Solved – Why are the weights of RNN/LSTM networks shared across time

lstmmachine learningrecurrent neural network

I've recently become interested in LSTMs and I was surprised to learn that the weights are shared across time.

  • I know that if you share the weights across time, then your input time sequences can be a variable length.

  • With shared weights you have many fewer parameters to train.

From my understanding, the reason one would turn to an LSTM vs. some other learning method is because you believe there is some sort of temporal/sequential structure/dependence in your data that you would like to learn. If you sacrifice the variable length ‘luxury’, and accept long computation time, wouldn’t an RNN/LSTM without shared weights (i.e. for every time step you have different weights) perform way better or is there something I’m missing?

Best Answer

The accepted answer focuses on the practical side of the question: it would require a lot of resources, if there parameters are not shared.
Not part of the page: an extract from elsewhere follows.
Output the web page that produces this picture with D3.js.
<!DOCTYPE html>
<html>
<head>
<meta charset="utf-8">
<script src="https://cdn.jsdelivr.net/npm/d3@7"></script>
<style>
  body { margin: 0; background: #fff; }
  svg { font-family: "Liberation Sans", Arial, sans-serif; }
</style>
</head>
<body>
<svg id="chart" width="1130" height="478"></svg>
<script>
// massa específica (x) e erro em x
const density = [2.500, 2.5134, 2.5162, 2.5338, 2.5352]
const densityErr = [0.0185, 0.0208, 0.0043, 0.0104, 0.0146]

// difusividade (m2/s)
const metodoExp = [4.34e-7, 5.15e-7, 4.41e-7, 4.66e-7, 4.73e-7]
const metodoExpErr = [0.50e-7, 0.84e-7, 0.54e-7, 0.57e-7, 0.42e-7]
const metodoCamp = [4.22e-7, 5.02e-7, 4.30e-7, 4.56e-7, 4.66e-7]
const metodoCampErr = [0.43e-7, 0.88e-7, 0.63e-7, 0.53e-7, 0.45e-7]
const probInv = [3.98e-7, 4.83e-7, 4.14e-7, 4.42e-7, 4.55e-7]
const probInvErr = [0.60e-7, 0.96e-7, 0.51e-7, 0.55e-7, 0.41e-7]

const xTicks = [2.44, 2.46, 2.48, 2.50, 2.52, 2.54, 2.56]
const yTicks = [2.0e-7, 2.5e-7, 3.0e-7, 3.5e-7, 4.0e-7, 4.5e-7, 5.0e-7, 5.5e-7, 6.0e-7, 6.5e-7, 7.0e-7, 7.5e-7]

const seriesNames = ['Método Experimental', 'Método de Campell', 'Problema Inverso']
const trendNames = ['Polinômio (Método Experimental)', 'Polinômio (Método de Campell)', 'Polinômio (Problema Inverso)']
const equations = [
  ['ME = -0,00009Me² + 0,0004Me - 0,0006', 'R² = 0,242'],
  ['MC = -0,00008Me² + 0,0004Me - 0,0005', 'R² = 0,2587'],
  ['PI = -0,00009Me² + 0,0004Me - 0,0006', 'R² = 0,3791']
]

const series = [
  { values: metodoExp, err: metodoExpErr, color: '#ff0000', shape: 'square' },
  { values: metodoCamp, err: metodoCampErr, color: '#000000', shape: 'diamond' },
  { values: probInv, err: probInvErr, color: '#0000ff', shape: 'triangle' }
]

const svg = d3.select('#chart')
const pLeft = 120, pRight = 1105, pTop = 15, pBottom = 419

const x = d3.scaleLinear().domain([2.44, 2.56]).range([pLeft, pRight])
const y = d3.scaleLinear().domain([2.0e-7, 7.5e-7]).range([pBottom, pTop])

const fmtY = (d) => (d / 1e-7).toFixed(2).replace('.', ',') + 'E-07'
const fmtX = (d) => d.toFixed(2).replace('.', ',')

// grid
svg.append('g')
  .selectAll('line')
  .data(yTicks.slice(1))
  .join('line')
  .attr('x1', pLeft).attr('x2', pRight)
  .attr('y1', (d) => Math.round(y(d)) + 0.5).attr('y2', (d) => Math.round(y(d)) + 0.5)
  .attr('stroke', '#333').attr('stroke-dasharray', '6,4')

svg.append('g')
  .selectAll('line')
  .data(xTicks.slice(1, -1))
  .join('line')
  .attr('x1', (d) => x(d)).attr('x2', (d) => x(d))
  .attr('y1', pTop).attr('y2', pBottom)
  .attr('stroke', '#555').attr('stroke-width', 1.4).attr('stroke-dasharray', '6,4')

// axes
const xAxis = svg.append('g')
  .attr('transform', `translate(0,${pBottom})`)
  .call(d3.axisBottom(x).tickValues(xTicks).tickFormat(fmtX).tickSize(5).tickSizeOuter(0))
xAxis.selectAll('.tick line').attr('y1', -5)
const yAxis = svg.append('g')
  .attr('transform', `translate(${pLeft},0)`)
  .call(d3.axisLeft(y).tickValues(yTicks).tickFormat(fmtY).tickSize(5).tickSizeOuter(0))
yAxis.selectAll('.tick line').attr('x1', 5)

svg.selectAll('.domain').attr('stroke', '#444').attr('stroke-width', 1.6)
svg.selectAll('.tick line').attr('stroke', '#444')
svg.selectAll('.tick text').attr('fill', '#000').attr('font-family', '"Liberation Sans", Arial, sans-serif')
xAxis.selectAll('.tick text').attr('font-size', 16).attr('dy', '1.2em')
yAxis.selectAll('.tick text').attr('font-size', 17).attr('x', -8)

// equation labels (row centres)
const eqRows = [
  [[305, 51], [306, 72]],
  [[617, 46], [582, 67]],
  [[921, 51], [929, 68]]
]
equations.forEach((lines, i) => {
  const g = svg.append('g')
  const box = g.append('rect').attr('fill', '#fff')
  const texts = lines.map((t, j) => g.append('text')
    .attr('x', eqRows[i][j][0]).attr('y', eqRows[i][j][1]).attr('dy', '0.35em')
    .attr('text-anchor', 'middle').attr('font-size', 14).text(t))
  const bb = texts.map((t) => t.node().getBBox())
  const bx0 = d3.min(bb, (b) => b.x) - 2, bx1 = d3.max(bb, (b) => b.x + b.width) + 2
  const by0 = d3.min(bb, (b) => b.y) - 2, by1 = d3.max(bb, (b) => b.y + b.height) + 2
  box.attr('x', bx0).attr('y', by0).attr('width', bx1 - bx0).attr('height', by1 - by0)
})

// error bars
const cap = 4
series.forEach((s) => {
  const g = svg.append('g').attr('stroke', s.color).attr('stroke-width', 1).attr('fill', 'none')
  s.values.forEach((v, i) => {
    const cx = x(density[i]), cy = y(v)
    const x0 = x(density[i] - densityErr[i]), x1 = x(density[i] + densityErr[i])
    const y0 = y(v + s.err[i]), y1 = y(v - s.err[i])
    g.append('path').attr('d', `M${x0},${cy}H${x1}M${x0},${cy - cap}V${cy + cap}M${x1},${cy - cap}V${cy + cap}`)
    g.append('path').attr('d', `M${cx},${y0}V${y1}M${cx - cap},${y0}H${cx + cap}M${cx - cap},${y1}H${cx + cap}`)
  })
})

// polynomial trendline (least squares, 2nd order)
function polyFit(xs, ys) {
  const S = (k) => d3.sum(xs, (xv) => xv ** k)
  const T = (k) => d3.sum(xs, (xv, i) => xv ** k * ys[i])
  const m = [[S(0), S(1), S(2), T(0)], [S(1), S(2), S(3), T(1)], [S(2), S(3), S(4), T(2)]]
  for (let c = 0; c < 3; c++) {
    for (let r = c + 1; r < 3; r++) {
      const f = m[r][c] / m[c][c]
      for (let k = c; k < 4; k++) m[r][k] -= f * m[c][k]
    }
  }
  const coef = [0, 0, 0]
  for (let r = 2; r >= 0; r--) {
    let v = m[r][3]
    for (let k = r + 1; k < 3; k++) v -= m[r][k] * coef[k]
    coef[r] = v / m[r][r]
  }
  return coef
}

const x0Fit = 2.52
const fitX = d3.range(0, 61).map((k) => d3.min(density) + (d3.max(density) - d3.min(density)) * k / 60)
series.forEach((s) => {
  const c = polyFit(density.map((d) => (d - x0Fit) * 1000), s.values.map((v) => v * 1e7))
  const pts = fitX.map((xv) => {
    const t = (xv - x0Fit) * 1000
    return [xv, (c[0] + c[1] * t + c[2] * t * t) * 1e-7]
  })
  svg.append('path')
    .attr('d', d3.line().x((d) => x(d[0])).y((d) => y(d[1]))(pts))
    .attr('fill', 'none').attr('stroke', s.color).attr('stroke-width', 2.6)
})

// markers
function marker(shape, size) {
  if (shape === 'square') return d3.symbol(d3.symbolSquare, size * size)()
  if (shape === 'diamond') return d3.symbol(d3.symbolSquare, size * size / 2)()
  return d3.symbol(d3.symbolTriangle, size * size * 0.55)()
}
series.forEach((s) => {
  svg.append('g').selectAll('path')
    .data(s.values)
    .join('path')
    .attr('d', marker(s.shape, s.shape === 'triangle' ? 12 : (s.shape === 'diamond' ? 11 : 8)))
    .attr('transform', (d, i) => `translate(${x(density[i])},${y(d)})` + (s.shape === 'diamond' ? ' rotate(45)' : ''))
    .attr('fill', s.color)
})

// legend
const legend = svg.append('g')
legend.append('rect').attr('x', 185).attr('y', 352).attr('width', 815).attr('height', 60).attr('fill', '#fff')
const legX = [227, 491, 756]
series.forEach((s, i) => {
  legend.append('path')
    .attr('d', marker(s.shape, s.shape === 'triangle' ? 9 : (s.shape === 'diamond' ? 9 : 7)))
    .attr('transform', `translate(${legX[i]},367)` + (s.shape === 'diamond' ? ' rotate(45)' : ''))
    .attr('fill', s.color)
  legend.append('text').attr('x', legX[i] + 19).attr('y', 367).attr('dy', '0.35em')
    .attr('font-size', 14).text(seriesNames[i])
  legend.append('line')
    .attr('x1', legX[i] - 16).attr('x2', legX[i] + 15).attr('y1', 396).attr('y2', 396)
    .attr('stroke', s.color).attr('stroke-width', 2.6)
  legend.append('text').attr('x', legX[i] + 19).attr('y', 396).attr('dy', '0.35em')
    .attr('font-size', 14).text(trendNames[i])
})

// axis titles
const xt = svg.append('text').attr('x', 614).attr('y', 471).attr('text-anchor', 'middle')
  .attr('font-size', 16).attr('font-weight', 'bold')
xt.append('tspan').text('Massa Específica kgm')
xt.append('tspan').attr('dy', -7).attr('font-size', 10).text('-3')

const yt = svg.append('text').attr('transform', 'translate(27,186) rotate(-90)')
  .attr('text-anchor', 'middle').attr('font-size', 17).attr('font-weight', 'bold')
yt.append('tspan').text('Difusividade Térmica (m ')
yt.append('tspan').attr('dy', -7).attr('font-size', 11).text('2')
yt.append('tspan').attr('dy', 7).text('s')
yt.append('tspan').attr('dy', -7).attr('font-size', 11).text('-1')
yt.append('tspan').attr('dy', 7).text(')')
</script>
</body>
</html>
However, the decision to share parameters in an RNN has been made when any serious computation was a problem (1980s according to wiki), so I believe it wasn't the main argument (though still valid).

There are pure theoretical reasons for parameter sharing:

  • It helps in applying the model to examples of different lengths. While reading a sequence, if RNN model uses different parameters for each step during training, it won't generalize to unseen sequences of different lengths.

  • Oftentimes, the sequences operate according to the same rules across the sequence. For instance, in NLP:

                                                     "On Monday it was snowing"

                                                     "It was snowing on Monday"

...these two sentences mean the same thing, though the details are in different parts of the sequence. Parameter sharing reflects the fact that we are performing the same task at each step, as a result, we don't have to relearn the rules at each point in the sentence.

LSTM is no different in this sense, hence it uses shared parameters as well.